The position statement outlines the following solutions that central government could address in a non-prescriptive and process-oriented national policy statement:

  • make flood management a matter of national importance

  • facilitate holistic catchment management that integrates flooding from all sources and the impacts of catchment land use

  • require community-scale assessments of flood hazard risks to be undertaken in a nationally consistent manner, with appropriate avoidance and mitigation strategies being developed by local government for each community of interest

  • include the impacts of climate change in flood hazard risks assessments

  • require disclosure of residual risk to communities

  • proactively plan for and manage residual risk and its consequences

  • overtly consider the merits of relocation or staged retreat as opposed to the
    re-establishment of infrastructure, buildings and other assets

  • require preference to be given to flood hazard avoidance in RMA documents

  • balance private property rights with public interest matters in high flood-risk areas

  • remove the presumption that former NWASCO5 and current Building Act flood protection standards are always appropriate values to use

  • require infrastructure to cater for known flood hazard risks and avoid exacerbating those risks

  • require all Crown agencies and other national bodies to have an objective to reduce the impact of their activities on the flood risk in local catchments.

The position statement suggests that solutions for local government to implement are to:

  • consistently implement hazard avoidance provisions in RMA documents

  • undertake a better review of and develop a better response to land-use intensification.

The position statement also identifies other critical barriers outside a national policy statement.

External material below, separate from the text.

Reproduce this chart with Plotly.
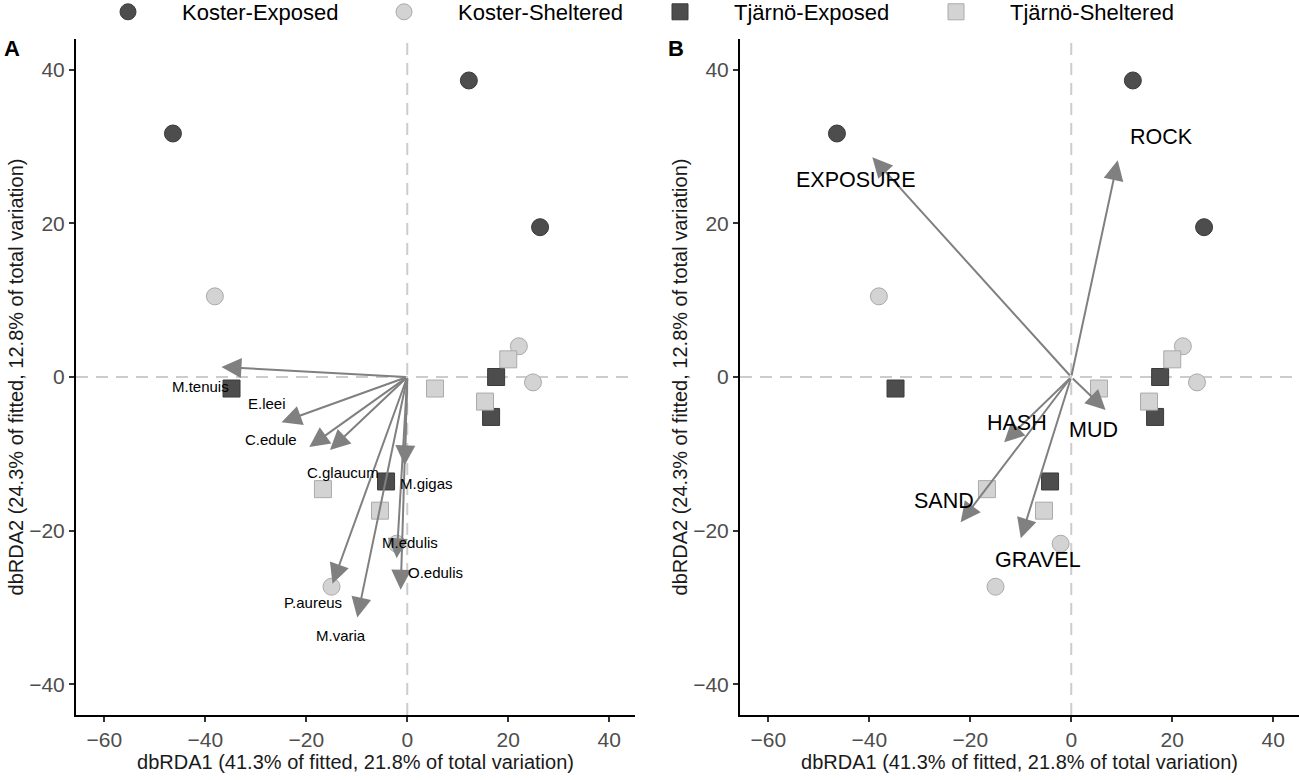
import plotly.graph_objects as go

# ---- sample scores (dbRDA1, dbRDA2) ----
groups = ["Koster-Exposed", "Koster-Sheltered", "Tjärnö-Exposed", "Tjärnö-Sheltered"]
ke_x = [-46.4, 12.2, 26.3]
ke_y = [31.7, 38.6, 19.5]
ks_x = [-38.1, 22.1, 24.9, -15.0, -2.1]
ks_y = [10.5, 4.0, -0.7, -27.3, -21.7]
te_x = [-34.8, 17.6, 16.6, -4.2]
te_y = [-1.5, 0.0, -5.2, -13.6]
ts_x = [5.5, 20.0, 15.4, -16.7, -5.4]
ts_y = [-1.5, 2.3, -3.2, -14.6, -17.4]

# ---- panel A: species vectors ----
sp_names = ["M.tenuis", "E.leei", "C.edule", "C.glaucum", "M.gigas", "M.edulis", "O.edulis", "P.aureus", "M.varia"]
sp_x = [-36.8, -24.9, -19.4, -15.3, -0.5, -2.1, -1.3, -14.8, -9.9]
sp_y = [1.3, -5.9, -9.1, -9.5, -11.5, -23.6, -27.7, -26.9, -31.3]
sp_lab_x = [-41.0, -27.8, -26.9, -12.7, 3.8, 0.6, 5.5, -18.6, -13.2]
sp_lab_y = [-1.3, -3.5, -8.2, -12.4, -13.9, -21.5, -25.4, -29.4, -33.6]

# ---- panel B: environmental vectors ----
env_names = ["EXPOSURE", "ROCK", "HASH", "MUD", "SAND", "GRAVEL"]
env_x = [-39.4, 9.2, -13.3, 6.8, -21.9, -10.0]
env_y = [28.6, 28.2, -8.5, -4.3, -18.9, -21.0]
env_lab_x = [-42.7, 17.9, -10.7, 4.5, -25.2, -6.6]
env_lab_y = [25.6, 31.2, -6.0, -6.9, -16.1, -23.8]

x_ticks = [-60, -40, -20, 0, 20, 40]
y_ticks = [-40, -20, 0, 20, 40]
x_title = "dbRDA1 (41.3% of fitted, 21.8% of total variation)"
y_title = "dbRDA2 (24.3% of fitted, 12.8% of total variation)"

FONT = "Liberation Sans, Arial, sans-serif"
DARK = "#4d4d4d"
LIGHT = "#d3d3d3"
ARROW = "#808080"

W, H = 1299, 780


def px(p):
    return p / W


def py(p):
    return 1 - p / H


series = [
    (groups[0], ke_x, ke_y, "circle", DARK, "#3a3a3a"),
    (groups[1], ks_x, ks_y, "circle", LIGHT, "#aaaaaa"),
    (groups[2], te_x, te_y, "square", DARK, "#3a3a3a"),
    (groups[3], ts_x, ts_y, "square", LIGHT, "#aaaaaa"),
]

fig = go.Figure()
for panel, (xa, ya) in enumerate([("x", "y"), ("x2", "y2")]):
    for name, xs, ys, sym, fill, edge in series:
        fig.add_trace(go.Scatter(
            x=xs, y=ys, mode="markers", name=name, xaxis=xa, yaxis=ya,
            legendgroup=name, showlegend=(panel == 0),
            marker=dict(symbol=sym, size=17, color=fill, line=dict(color=edge, width=1)),
        ))

annotations = []
for n, tx, ty in zip(sp_names, sp_x, sp_y):
    annotations.append(dict(x=tx, y=ty, ax=0, ay=0, xref="x", yref="y", axref="x", ayref="y",
                            text="", showarrow=True, arrowhead=2, arrowsize=2, arrowwidth=2,
                            arrowcolor=ARROW, standoff=0, startstandoff=0))
for n, lx, ly in zip(sp_names, sp_lab_x, sp_lab_y):
    annotations.append(dict(x=lx, y=ly, xref="x", yref="y", text=n, showarrow=False,
                            xanchor="center", yanchor="middle",
                            font=dict(family=FONT, size=15, color="#000000")))
for n, tx, ty in zip(env_names, env_x, env_y):
    annotations.append(dict(x=tx, y=ty, ax=0, ay=0, xref="x2", yref="y2", axref="x2", ayref="y2",
                            text="", showarrow=True, arrowhead=2, arrowsize=2, arrowwidth=2,
                            arrowcolor=ARROW, standoff=0, startstandoff=0))
for n, lx, ly in zip(env_names, env_lab_x, env_lab_y):
    annotations.append(dict(x=lx, y=ly, xref="x2", yref="y2", text=n, showarrow=False,
                            xanchor="center", yanchor="middle",
                            font=dict(family=FONT, size=21.5, color="#000000")))
annotations.append(dict(x=px(12), y=py(48), xref="paper", yref="paper", text="<b>A</b>",
                        xanchor="center", yanchor="middle", showarrow=False,
                        font=dict(family=FONT, size=22, color="#000000")))
annotations.append(dict(x=px(676), y=py(48), xref="paper", yref="paper", text="<b>B</b>",
                        xanchor="center", yanchor="middle", showarrow=False,
                        font=dict(family=FONT, size=22, color="#000000")))

shapes = []
for xr, yr in [("x", "y"), ("x2", "y2")]:
    shapes.append(dict(type="line", xref=xr, yref=yr + " domain", x0=0, x1=0, y0=0, y1=1,
                       line=dict(color="#cccccc", width=2, dash="12px,8px"), layer="below"))
    shapes.append(dict(type="line", xref=xr + " domain", yref=yr, x0=0, x1=1, y0=0, y1=0,
                       line=dict(color="#cccccc", width=2, dash="12px,8px"), layer="below"))

xaxis_common = dict(range=[-65.6, 45.1], tickvals=x_ticks, showgrid=False, zeroline=False,
                    showline=True, linecolor="#000000", linewidth=2, ticks="outside", ticklen=5,
                    tickwidth=1.5, tickcolor="#333333", mirror=False,
                    tickfont=dict(family=FONT, size=21, color="#4d4d4d"),
                    title=dict(text=x_title, font=dict(family=FONT, size=20, color="#1a1a1a"), standoff=4))
yaxis_common = dict(range=[-44, 44], tickvals=y_ticks, showgrid=False, zeroline=False,
                    showline=True, linecolor="#000000", linewidth=2, ticks="outside", ticklen=5,
                    tickwidth=1.5, tickcolor="#333333", mirror=False,
                    tickfont=dict(family=FONT, size=21, color="#4d4d4d"),
                    title=dict(text=y_title, font=dict(family=FONT, size=20, color="#1a1a1a"), standoff=0))

fig.update_layout(
    width=W, height=H,
    margin=dict(l=0, r=0, t=0, b=0, autoexpand=False),
    paper_bgcolor="white", plot_bgcolor="white",
    xaxis=dict(domain=[px(76), px(635)], anchor="y", **xaxis_common),
    yaxis=dict(domain=[py(715), py(39)], anchor="x", **yaxis_common),
    xaxis2=dict(domain=[px(740), 1.0], anchor="y2", **xaxis_common),
    yaxis2=dict(domain=[py(715), py(39)], anchor="x2", **yaxis_common),
    legend=dict(orientation="h", xref="container", yref="container",
                x=px(74), xanchor="left", y=py(12), yanchor="middle",
                font=dict(family=FONT, size=22, color="#000000"), itemwidth=98,
                entrywidth=163, entrywidthmode="pixels", bgcolor="rgba(0,0,0,0)"),
    annotations=annotations,
    shapes=shapes,
)

fig.write_html("out.html", config={"displayModeBar": False},
               post_script="document.body.style.margin='0px';")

Local government suggests that solutions could be provided by central government to:

  • provide funding assistance to under-resourced councils to boost their institutional capacity

  • provide funding in recognition of the national interest nature of, and national benefit provided by, some flood management activities

  • facilitate the training of flood management practitioners

  • provide safety net funding to at-risk communities for flood avoidance, protection or warning systems

  • properly consider the true cost of responding to flood events when assessing appropriate responses, and recognise who actually pays for remediation

  • allow Crown land to be rated (or payments to be made in lieu of rates) in the same manner as private land for flood management purposes

  • have the Crown and its agencies acknowledge their responsibilities as infrastructure owners, land owners and 'good neighbours'

  • acknowledge that some infrastructure, buildings and other assets are simply located in inappropriate and high-risk floodable areas

  • make the necessary hard decisions on asset relocation

  • provide statutory tools to enable councils to require the relocation or retreat of infrastructure, buildings and other assets from high flood risk areas

  • provide clear policies which persuade individuals to exercise self-responsibility regarding residual flood hazard risk

  • require Crown agencies and other national bodies to contribute to flood avoidance or mitigation measures where they have an adverse impact on those measures or receive benefits from them.

3.1 Steering Group comment

The Steering Group supports the local government position statement in principle, with the following caveats.

  • Balancing private property rights and public interests is complex and will need careful analysis before agreement can be reached on solutions.

  • Further work on potential tools for councils to require the retreat of assets from high-risk areas is needed.

  • All stakeholders, including central government agencies, should be required to reduce their impact on local flood risk equitably. How central government achieves this across the range of agencies affected requires further work.

  • A separate funding mechanism recognising national benefit does not sit comfortably within the funding actions suggested by this report or the wider principles of current funding practices, because there may be duplication. However, this does not preclude applications being made on a case-by-case basis.


5  National Water and Soil Conservation Organisation.